By Jessica Phelan with RFI
France  Frdric Stucin - OnP
DEC 4, 2022 LISTEN
© Frédéric Stucin - OnP

Seeking out new audiences and fresh talent, the Paris Opera is launching a three-year outreach programme in French Guiana that aims to make it easier for people in the overseas department to pursue careers in opera and ballet.

"Geographic distance must not be an insurmountable obstacle to see performances, or to imagine embarking on a career as a dancer, opera signer or musician," says Alexander Neef, director of the company based at the historic Palais Garnier in Paris.

Launched at the end of November, "L'Opéra en Guyane" (Opera in Guiana) aims to bridge some of that distance between the French capital and French Guiana, some 7,000 km across the Atlantic from mainland France on the coast of South America.

Over the next three years, the programme will see the Paris Opera put on performances and workshops in French Guiana in the hope of expanding its reach – and recruiting new talent.

The overseas department has a rich culture and a strong dance tradition, says Myriam Mazouzi, director of the Paris Opera's Academy, which delivers training in ballet, opera and stagecraft.

But when it comes to ballet and opera, she told RFI's Carmen Lunsmann, "there's no opera company and very few opera tours or concerts, as well as very few performances of classical ballet".

France's most famous opera will therefore take its performers onto stages and into schools in French Guiana, Mazouzi explains. 

"It's all part of the idea to build bridges between our missions, our heritage, our history and the young talent and audiences of French Guiana."

Nurturing young talent 

The project kicked off in the last week of November with performances by members of the Paris Opera's ballet company, including a special dress rehearsal that local schoolchildren were invited to attend. 

"I've never performed with so much joy in the room before," dancer Marion Gautier de Charnacé told Radio France.

The core of the programme will consist of offering training for those seeking a career in culture. 

While French Guiana is one of only two French overseas departments to have a conservatory teaching music, dance and theatre, the opportunities are limited once students have completed their training. 

"In Guiana, all going well, young people join the conservatory – and then what? They leave," says Michaelle Ngo Yam Ngan, the school's director.
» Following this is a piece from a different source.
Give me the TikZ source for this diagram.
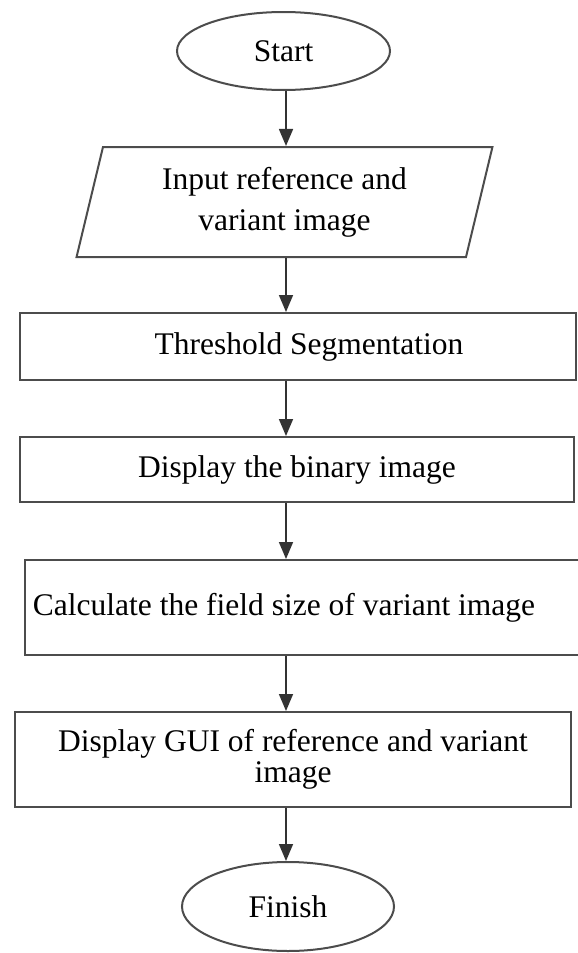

"Practicing your craft professionally is only possible if you leave for the big cities, often in America, Cuba, Brazil..."

As a result, France loses on Guianese talents. "So the challenge is to recreate proximity and links with [mainland] French schools that provide access to professional and artistic training at high level," Mazouzi told RFI.

As well as offering workshops in ballet, contemporary dance, hip-hop and singing, she explains, the Paris Opera will also launch an apprenticeship programme for production skills, such as make-up and set design.

"This programme targets young adults who are working in areas that they might think have nothing to do with opera. In reality, they'll see that we have mechanics, carpenters, decorators, make-up artists..."

Diversifying culture

The Paris Opera stands to benefit from recruiting from a wider pool of talent.

The initiative in Guiana "will allow us to develop some more diversity in the company", hopes dancer Gautier de Charnacé.

It comes amid growing pressure to tackle centuries-old racial disparities in the traditionally white, privileged worlds of opera and ballet. 

“In many people's heads, to join the Paris Opera, you need to be white,” dancer Guillaume Diop told RFI. He was one of five black dancers, out of 146 in the Opera ballet, who launched a manifesto in August 2020 decrying institutional racism in the 350-year-old company.

The Opera subsequently commissioned a report by independent experts, who concluded that the institution was "far from what contemporary French society looks like".

They recommended action including featuring more performers of colour to serve as role models for a new generation of French talent. 

The company has promised to make efforts to diversify its staff both on and offstage, as well as taking other steps such as banning blackface in performances and training technicians to better light darker skin.